Hardy British character players John Le Mesurier and Maurice Denham provide trimmings, and Astaire’s son Fred Jr. can be glimpsed as the co-pilot.

The script is credited to James D. Buchanan, Ronald Austin and Berne Giler. Buchanan and Austin were TV writing partners who probably got this gig on the strength of the 1966-67 series T.H.E. Cat (about a cat burglar turned hero), which also led to work on Mission: Impossible. They’d later write Harry in Your Pocket (1972) and the TV movie Hijack! (1973), so their work feels all related.

Similarly, TV director Alf Kjellin seems likely to have gotten this gig thanks to his spy shows I Spy, The Man from U.N.C.L.E. and Mission: Impossible. Kjellin, who began as an actor in Sweden, stuck with American TV. There’s some indication that his strength lay in horror, as in the TV movie The Deadly Dream (1971) and episodes of The Sixth Sense (1972) and The Alfred Hitchcock Hour (1962-65). The latter series includes his celebrated episode “Where the Woodbine Twineth”, about a girl doll that comes to life. In contrast to these works of more personal engagement, Midas Run does have an air of work-for-hire. It’s highly professional, yet not quite as quick and sparkly as it means to be.

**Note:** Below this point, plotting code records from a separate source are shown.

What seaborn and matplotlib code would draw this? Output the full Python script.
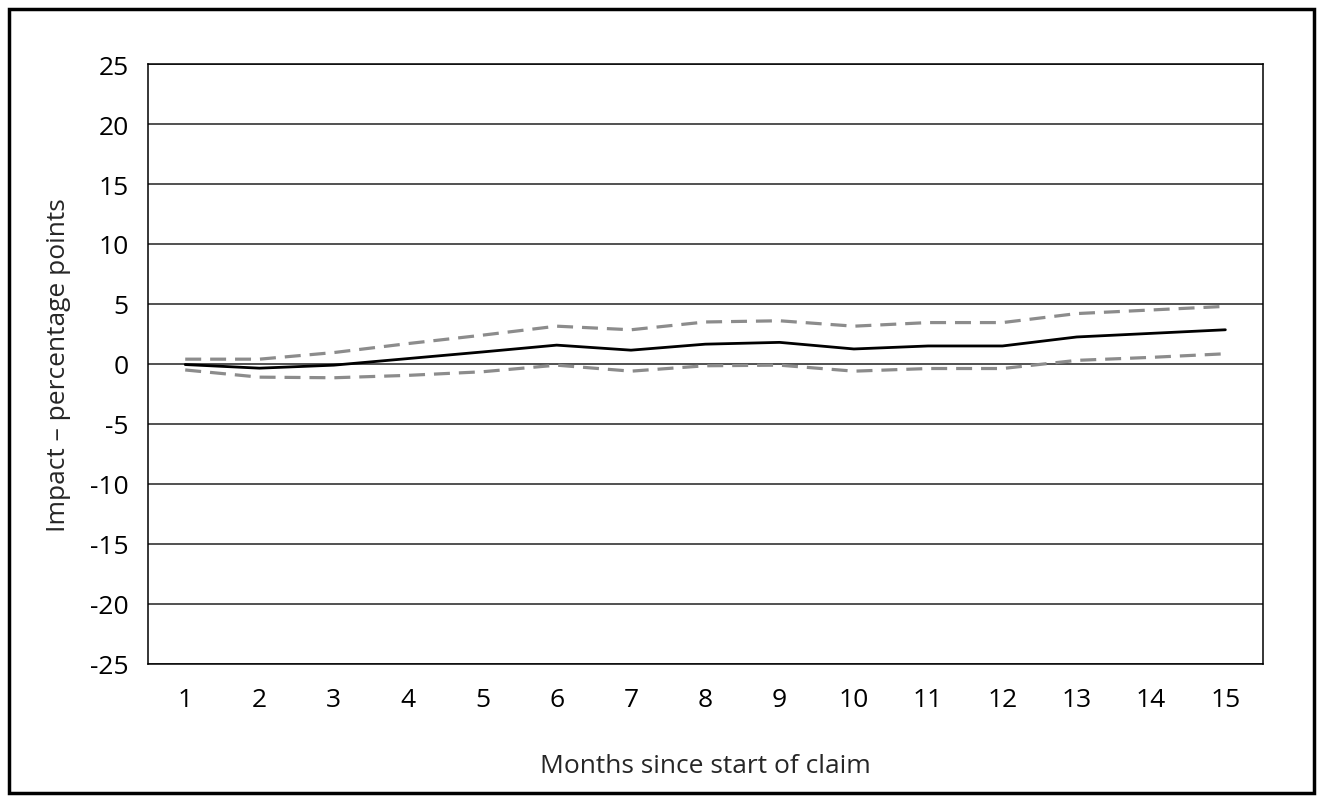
import numpy as np
import pandas as pd
import seaborn as sns
import matplotlib.pyplot as plt
from matplotlib.patches import Rectangle

# values
months = list(range(1, 16))
impact = [-0.05, -0.35, -0.1, 0.45, 1.0, 1.57, 1.15, 1.65, 1.8, 1.25, 1.5, 1.5, 2.25, 2.55, 2.85]
upper = [0.4, 0.4, 0.95, 1.7, 2.4, 3.15, 2.85, 3.5, 3.6, 3.15, 3.45, 3.45, 4.2, 4.5, 4.8]
lower = [-0.5, -1.1, -1.15, -0.95, -0.65, -0.1, -0.6, -0.15, -0.1, -0.6, -0.38, -0.38, 0.3, 0.55, 0.85]
x_labels = [str(m) for m in months]
y_ticks = list(range(-25, 30, 5))

sns.set_style("white")
plt.rcParams['font.family'] = ['Open Sans', 'DejaVu Sans']
plt.rcParams['axes.unicode_minus'] = False

df = pd.DataFrame({'month': months, 'impact': impact, 'upper': upper, 'lower': lower})

fig = plt.figure(figsize=(13.22, 8.03), dpi=100)
ax = fig.add_axes([0.112, 0.172, 0.843, 0.747])

for y in y_ticks:
    ax.axhline(y, color='#222222', lw=1.1, zorder=0)

sns.lineplot(data=df, x='month', y='upper', ax=ax, color='#8c8c8c', lw=2.3,
             linestyle=(0, (5, 2.8)))
sns.lineplot(data=df, x='month', y='lower', ax=ax, color='#8c8c8c', lw=2.3,
             linestyle=(0, (5, 2.8)))
sns.lineplot(data=df, x='month', y='impact', ax=ax, color='black', lw=2)

ax.set_xlim(0.5, 15.5)
ax.set_ylim(-25, 25)
ax.set_xticks(months)
ax.set_xticklabels(x_labels)
ax.set_yticks(y_ticks)
ax.set_yticklabels([str(v) for v in y_ticks])
ax.tick_params(axis='both', length=0, labelsize=19, colors='black')
ax.tick_params(axis='x', pad=17)
ax.tick_params(axis='y', pad=14)
for s in ax.spines.values():
    s.set_color('black')
    s.set_linewidth(1.1)

ax.set_xlabel('Months since start of claim', fontsize=19, labelpad=29)
ax.set_ylabel('Impact \u2013 percentage points', fontsize=19, labelpad=14)

fig.patches.append(Rectangle((0.007, 0.011), 0.987, 0.977, transform=fig.transFigure,
                             fill=False, edgecolor='black', lw=2.5))

fig.savefig('out.png', dpi=100)
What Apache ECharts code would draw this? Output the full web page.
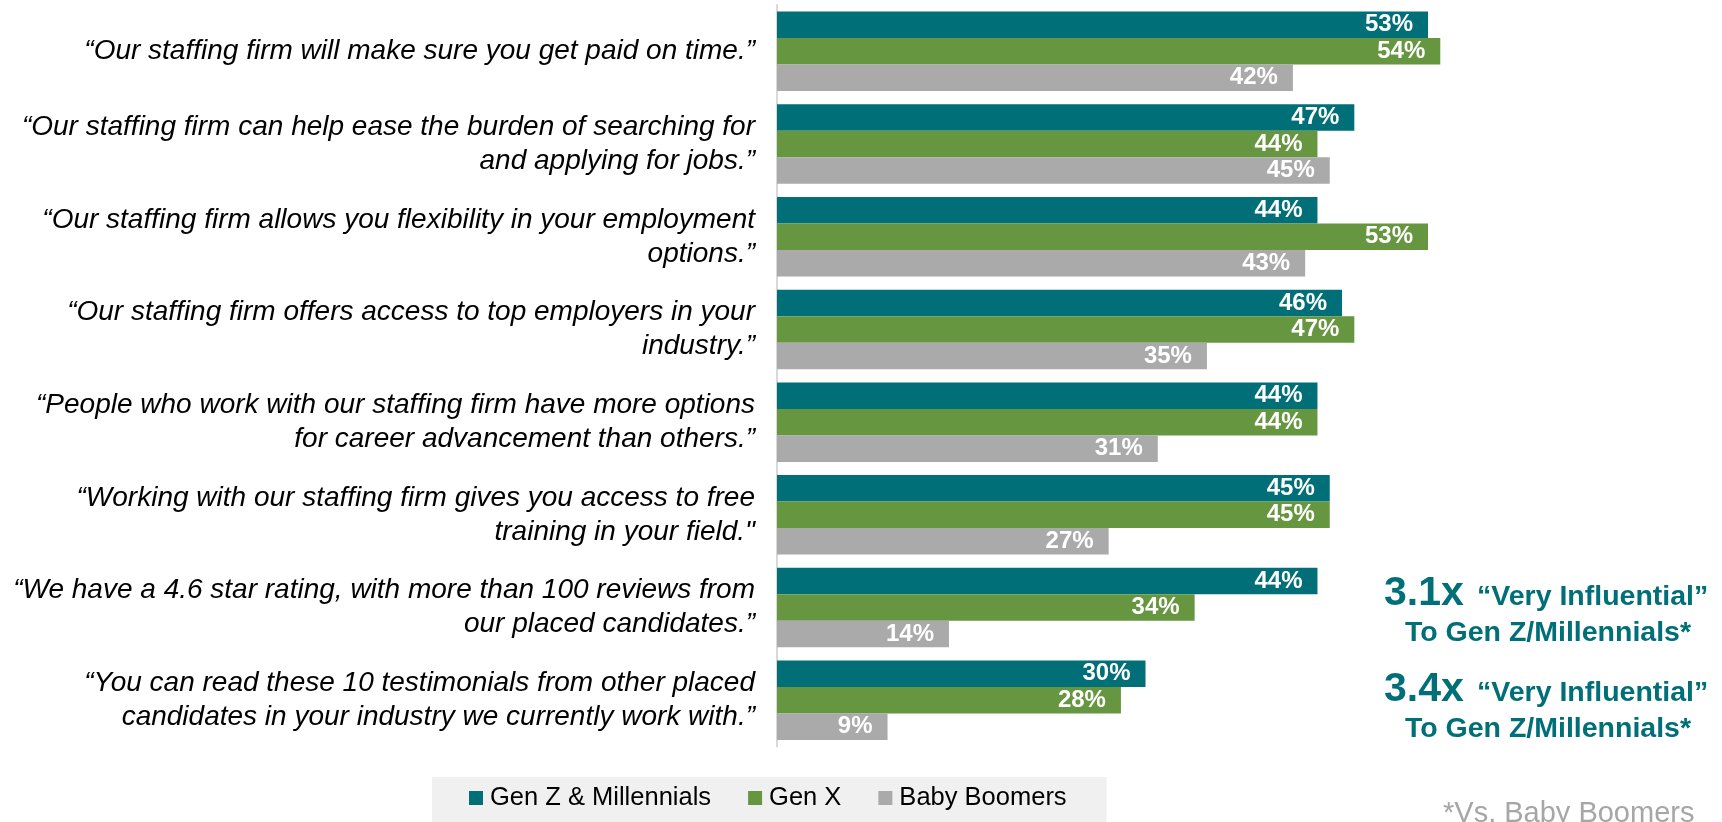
<!DOCTYPE html>
<html>
<head>
<meta charset="utf-8">
<script src="https://cdn.jsdelivr.net/npm/echarts@6/dist/echarts.min.js"></script>
<style>
html,body{margin:0;padding:0;background:#fff;}
#chart{width:1722px;height:822px;}
</style>
</head>
<body>
<div id="chart"></div>
<script>
var categories = [
  '“Our staffing firm will make sure you get paid on time.”',
  '“Our staffing firm can help ease the burden of searching for\nand applying for jobs.”',
  '“Our staffing firm allows you flexibility in your employment\noptions.”',
  '“Our staffing firm offers access to top employers in your\nindustry.”',
  '“People who work with our staffing firm have more options\nfor career advancement than others.”',
  '“Working with our staffing firm gives you access to free\ntraining in your field."',
  '“We have a 4.6 star rating, with more than 100 reviews from\nour placed candidates.”',
  '“You can read these 10 testimonials from other placed\ncandidates in your industry we currently work with.”'
];
var seriesNames = ['Gen Z & Millennials', 'Gen X', 'Baby Boomers'];
var genZ = [53, 47, 44, 46, 44, 45, 44, 30];
var genX = [54, 44, 53, 47, 44, 45, 34, 28];
var boomers = [42, 45, 43, 35, 31, 27, 14, 9];
var callouts = [
  { big: '3.1x', small: '“Very Influential”', line2: 'To Gen Z/Millennials*' },
  { big: '3.4x', small: '“Very Influential”', line2: 'To Gen Z/Millennials*' }
];
var footnote = '*Vs. Baby Boomers';

var colors = ['#006f77', '#679640', '#aaaaaa'];
var FONT = '"Liberation Sans", Arial, sans-serif';
var TEAL = '#006f77';

function mkSeries(name, data, color) {
  return {
    name: name,
    type: 'bar',
    data: data,
    barWidth: 26.5,
    barGap: '0%',
    itemStyle: { color: color },
    label: {
      show: true,
      position: 'insideRight',
      distance: 15,
      formatter: '{c}%',
      color: '#ffffff',
      fontWeight: 'bold',
      fontSize: 24,
      fontFamily: FONT
    },
    emphasis: { disabled: true },
    animation: false
  };
}

var graphics = [];
callouts.forEach(function (c, i) {
  var dy = i * 96;
  graphics.push({
    type: 'text', x: 1384, y: 594 + dy,
    style: { text: c.big, fill: TEAL, font: 'bold 41px ' + FONT, align: 'left', verticalAlign: 'middle' }
  });
  graphics.push({
    type: 'text', x: 1477, y: 597 + dy,
    style: { text: c.small, fill: TEAL, font: 'bold 28.5px ' + FONT, align: 'left', verticalAlign: 'middle' }
  });
  graphics.push({
    type: 'text', x: 1548, y: 633 + dy,
    style: { text: c.line2, fill: TEAL, font: 'bold 28.5px ' + FONT, align: 'center', verticalAlign: 'middle' }
  });
});
graphics.push({
  type: 'text', x: 1443, y: 814,
  style: { text: footnote, fill: '#a6a6a6', font: '29px ' + FONT, align: 'left', verticalAlign: 'middle' }
});

var chart = echarts.init(document.getElementById('chart'), null, { renderer: 'canvas' });
chart.setOption({
  animation: false,
  textStyle: { fontFamily: FONT },
  grid: { left: 777, top: 5, width: 737, height: 741.6, containLabel: false },
  xAxis: {
    type: 'value', min: 0, max: 60,
    show: false
  },
  yAxis: {
    type: 'category',
    data: categories,
    inverse: true,
    axisLine: { show: true, lineStyle: { color: '#d9d9d9', width: 2 } },
    axisTick: { show: false },
    splitLine: { show: false },
    axisLabel: {
      margin: 22,
      fontSize: 28,
      fontStyle: 'italic',
      color: '#000000',
      lineHeight: 34,
      fontFamily: FONT,
      align: 'right'
    }
  },
  legend: {
    data: seriesNames,
    left: 432,
    top: 777,
    padding: [8, 40, 18, 37],
    backgroundColor: '#f0f0f0',
    itemWidth: 14,
    itemHeight: 14,
    itemGap: 37,
    icon: 'rect',
    selectedMode: false,
    textStyle: { fontSize: 25.5, color: '#000000', fontFamily: FONT, padding: [0, 0, 0, 2] }
  },
  series: [
    mkSeries(seriesNames[0], genZ, colors[0]),
    mkSeries(seriesNames[1], genX, colors[1]),
    mkSeries(seriesNames[2], boomers, colors[2])
  ],
  graphic: graphics
});
</script>
</body>
</html>
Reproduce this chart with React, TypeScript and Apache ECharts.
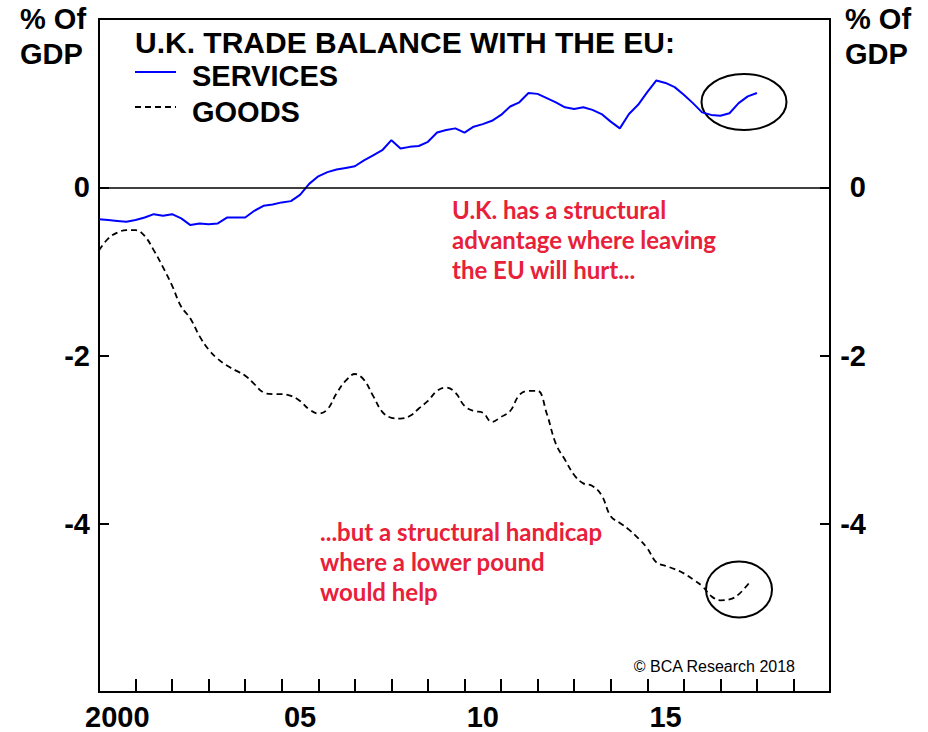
import React, { useEffect, useRef } from "react";
import * as echarts from "echarts";

const yearCategories = [
  "2000", "2001", "2002", "2003", "2004", "2005", "2006", "2007", "2008", "2009",
  "2010", "2011", "2012", "2013", "2014", "2015", "2016", "2017", "2018", "2019",
];

const yLabelValues = [0, -2, -4];

const servicesSeries: [number, number][] = [
  [2000.0, -0.38], [2000.25, -0.39], [2000.5, -0.4], [2000.75, -0.41],
  [2001.0, -0.39], [2001.25, -0.36], [2001.5, -0.32], [2001.75, -0.34],
  [2002.0, -0.32], [2002.25, -0.37], [2002.5, -0.45], [2002.75, -0.43],
  [2003.0, -0.44], [2003.25, -0.43], [2003.5, -0.36], [2003.75, -0.36],
  [2004.0, -0.36], [2004.25, -0.28], [2004.5, -0.22], [2004.75, -0.205],
  [2005.0, -0.18], [2005.25, -0.165], [2005.5, -0.09], [2005.75, 0.04],
  [2006.0, 0.13], [2006.25, 0.18], [2006.5, 0.21], [2006.75, 0.23],
  [2007.0, 0.25], [2007.25, 0.32], [2007.5, 0.38], [2007.75, 0.44],
  [2008.0, 0.56], [2008.25, 0.46], [2008.5, 0.48], [2008.75, 0.49],
  [2009.0, 0.54], [2009.25, 0.65], [2009.5, 0.68], [2009.75, 0.7],
  [2010.0, 0.65], [2010.25, 0.72], [2010.5, 0.75], [2010.75, 0.79],
  [2011.0, 0.86], [2011.25, 0.96], [2011.5, 1.01], [2011.75, 1.12],
  [2012.0, 1.11], [2012.25, 1.06], [2012.5, 1.01], [2012.75, 0.95],
  [2013.0, 0.93], [2013.25, 0.95], [2013.5, 0.92], [2013.75, 0.87],
  [2014.0, 0.78], [2014.25, 0.7], [2014.5, 0.87], [2014.75, 0.98],
  [2015.0, 1.13], [2015.25, 1.27], [2015.5, 1.24], [2015.75, 1.19],
  [2016.0, 1.1], [2016.25, 1.0], [2016.5, 0.89], [2016.75, 0.86],
  [2017.0, 0.85], [2017.25, 0.88], [2017.5, 1.0], [2017.75, 1.08],
  [2018.0, 1.12],
];

const goodsSeries: [number, number][] = [
  [2000.0, -0.75], [2000.25, -0.61], [2000.5, -0.54], [2000.75, -0.51],
  [2001.0, -0.51], [2001.25, -0.58], [2001.5, -0.75], [2001.75, -0.95],
  [2002.0, -1.17], [2002.25, -1.42], [2002.5, -1.56], [2002.75, -1.77],
  [2003.0, -1.93], [2003.25, -2.04], [2003.5, -2.12], [2003.75, -2.18],
  [2004.0, -2.24], [2004.25, -2.34], [2004.5, -2.44], [2004.75, -2.46],
  [2005.0, -2.46], [2005.25, -2.48], [2005.5, -2.54], [2005.75, -2.64],
  [2006.0, -2.69], [2006.25, -2.64], [2006.5, -2.45], [2006.75, -2.3],
  [2007.0, -2.22], [2007.25, -2.29], [2007.5, -2.48], [2007.75, -2.67],
  [2008.0, -2.74], [2008.25, -2.75], [2008.5, -2.72], [2008.75, -2.63],
  [2009.0, -2.54], [2009.25, -2.42], [2009.5, -2.38], [2009.75, -2.44],
  [2010.0, -2.6], [2010.25, -2.66], [2010.5, -2.68], [2010.75, -2.79],
  [2011.0, -2.73], [2011.25, -2.66], [2011.5, -2.47], [2011.75, -2.42],
  [2012.0, -2.42], [2012.25, -2.69], [2012.5, -3.05], [2012.75, -3.24],
  [2013.0, -3.42], [2013.25, -3.52], [2013.5, -3.55], [2013.75, -3.66],
  [2014.0, -3.91], [2014.25, -3.99], [2014.5, -4.07], [2014.75, -4.17],
  [2015.0, -4.29], [2015.25, -4.46], [2015.5, -4.5], [2015.75, -4.54],
  [2016.0, -4.59], [2016.25, -4.66], [2016.5, -4.74], [2016.75, -4.86],
  [2017.0, -4.91], [2017.25, -4.9], [2017.5, -4.84], [2017.83, -4.68],
];

const legendNames = ["SERVICES", "GOODS"];
const annotationTop = ["U.K. has a structural", "advantage where leaving", "the EU will hurt..."];
const annotationBottom = ["...but a structural handicap", "where a lower pound", "would help"];

const BLACK_FONT = "'Liberation Sans', Arial, sans-serif";
const RED = "#e8203a";
const BLUE = "#0000ff";

export default function App() {
  const ref = useRef<HTMLDivElement>(null);

  useEffect(() => {
    if (!ref.current) return;
    const chart = echarts.init(ref.current, null, { renderer: "svg" });

    const boldText = {
      color: "#000",
      fontSize: 29,
      fontWeight: "bold" as const,
      fontFamily: BLACK_FONT,
    };
    const boldFont = "bold 29px 'Liberation Sans', Arial, sans-serif";

    const redLines = (lines: string[], x: number, y0: number) =>
      lines.map((t, i) => ({
        type: "text",
        x,
        y: y0 + i * 30,
        style: {
          text: t,
          fill: RED,
          font: "bold 24px Lato, 'Noto Sans', sans-serif",
          textVerticalAlign: "top",
          textAlign: "left",
        },
      }));

    chart.setOption({
      animation: false,
      backgroundColor: "#fff",
      title: {
        text: "U.K. TRADE BALANCE WITH THE EU:",
        left: 135,
        top: 27,
        padding: 0,
        textStyle: { ...boldText, fontSize: 30 },
      },
      grid: {
        left: 99,
        right: 98,
        top: 19,
        bottom: 40,
        show: true,
        borderColor: "#000",
        borderWidth: 2,
        backgroundColor: "transparent",
      },
      xAxis: [
        {
          type: "category",
          data: yearCategories,
          boundaryGap: true,
          position: "bottom",
          axisLine: { show: true, onZero: false, lineStyle: { color: "#000", width: 2 } },
          axisTick: {
            show: true,
            inside: true,
            length: 13,
            interval: 0,
            alignWithLabel: false,
            lineStyle: { color: "#000", width: 2 },
          },
          axisLabel: {
            ...boldText,
            margin: 10,
            interval: (i: number) => i % 5 === 0,
            formatter: (v: string, i: number) => (i === 0 ? v : v.slice(2)),
          },
          splitLine: { show: false },
        },
        {
          type: "value",
          min: 2000,
          max: 2020,
          show: false,
          position: "bottom",
          axisLine: { onZero: false },
          splitLine: { show: false },
        },
      ],
      yAxis: [
        {
          type: "value",
          min: -6,
          max: 2,
          interval: 2,
          position: "left",
          axisLine: { show: true, onZero: false, lineStyle: { color: "#000", width: 2 } },
          axisTick: { show: true, inside: true, length: 10, lineStyle: { color: "#000", width: 2 } },
          axisLabel: {
            ...boldText,
            margin: 9,
            formatter: (v: number) => (yLabelValues.includes(v) ? String(v) : ""),
          },
          splitLine: { show: false },
        },
        {
          type: "value",
          min: -6,
          max: 2,
          interval: 2,
          position: "right",
          axisLine: { show: true, onZero: false, lineStyle: { color: "#000", width: 2 } },
          axisTick: { show: true, inside: true, length: 10, lineStyle: { color: "#000", width: 2 } },
          axisLabel: {
            ...boldText,
            margin: 36,
            align: "right",
            formatter: (v: number) => (yLabelValues.includes(v) ? String(v) : ""),
          },
          splitLine: { show: false },
        },
      ],
      series: [
        {
          name: legendNames[0],
          type: "line",
          xAxisIndex: 1,
          yAxisIndex: 0,
          data: servicesSeries,
          symbol: "none",
          lineStyle: { color: BLUE, width: 2 },
          itemStyle: { color: BLUE },
          markLine: {
            silent: true,
            symbol: "none",
            label: { show: false },
            lineStyle: { color: "#000", width: 1.5, type: "solid" },
            data: [{ yAxis: 0 }],
          },
        },
        {
          name: legendNames[1],
          type: "line",
          xAxisIndex: 1,
          yAxisIndex: 0,
          data: goodsSeries,
          symbol: "none",
          smooth: 0.4,
          lineStyle: { color: "#000", width: 1.8, type: [6, 4] },
          itemStyle: { color: "#000" },
        },
      ],
      graphic: [
        {
          type: "text",
          x: 20,
          y: 1,
          style: {
            text: "% Of\nGDP",
            fill: "#000",
            font: boldFont,
            lineHeight: 35,
            textAlign: "left",
            textVerticalAlign: "top",
          },
        },
        {
          type: "text",
          x: 845,
          y: 1,
          style: {
            text: "% Of\nGDP",
            fill: "#000",
            font: boldFont,
            lineHeight: 35,
            textAlign: "left",
            textVerticalAlign: "top",
          },
        },
        // legend (manual, to match the reference layout)
        {
          type: "line",
          shape: { x1: 135, y1: 72, x2: 176, y2: 72 },
          style: { stroke: BLUE, lineWidth: 2 },
        },
        {
          type: "text",
          x: 192,
          y: 61,
          style: { text: legendNames[0], fill: "#000", font: boldFont, textVerticalAlign: "top" },
        },
        {
          type: "line",
          shape: { x1: 135, y1: 107, x2: 176, y2: 107 },
          style: { stroke: "#000", lineWidth: 1.8, lineDash: [6, 4] },
        },
        {
          type: "text",
          x: 192,
          y: 97,
          style: { text: legendNames[1], fill: "#000", font: boldFont, textVerticalAlign: "top" },
        },
        ...redLines(annotationTop, 452, 197),
        ...redLines(annotationBottom, 320, 519),
        {
          type: "text",
          x: 795,
          y: 658,
          style: {
            text: "© BCA Research 2018",
            fill: "#000",
            font: "16px 'Liberation Sans', Arial, sans-serif",
            textAlign: "right",
            textVerticalAlign: "top",
          },
        },
        {
          type: "ellipse",
          shape: { cx: 744, cy: 102, rx: 42.5, ry: 28 },
          style: { fill: "none", stroke: "#000", lineWidth: 2 },
        },
        {
          type: "ellipse",
          shape: { cx: 739, cy: 589.5, rx: 33, ry: 28 },
          style: { fill: "none", stroke: "#000", lineWidth: 2 },
        },
      ],
    });

    return () => chart.dispose();
  }, []);

  return (
    <div
      ref={ref}
      style={{ position: "fixed", left: 0, top: 0, width: 928, height: 732, background: "#fff" }}
    />
  );
}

As with so many films of its time, what appeals to us most is the time-capsule quality and the light it sheds on social attitudes as it plays with the tropes of a popular genre. Even minor films have something to tell us, and this one acknowledges political and social unrest between generations and among gender roles. The film’s most subtle aspect is what it says about the manipulations of the upper class for its own benefit, and how those in charge reward themselves or persist in sinister attitudes, so that criminality or indeed fascism become matters of degree.

Westwood and Gambin mention some of these issues as they spend their commentary playing off each other and naming the thousand other movies it reminds them of. As with Robbery, the image looks good and the only other meaningful extra is the trailer. This print opens with the original “M” rating (for Mature), now designated PG on the package.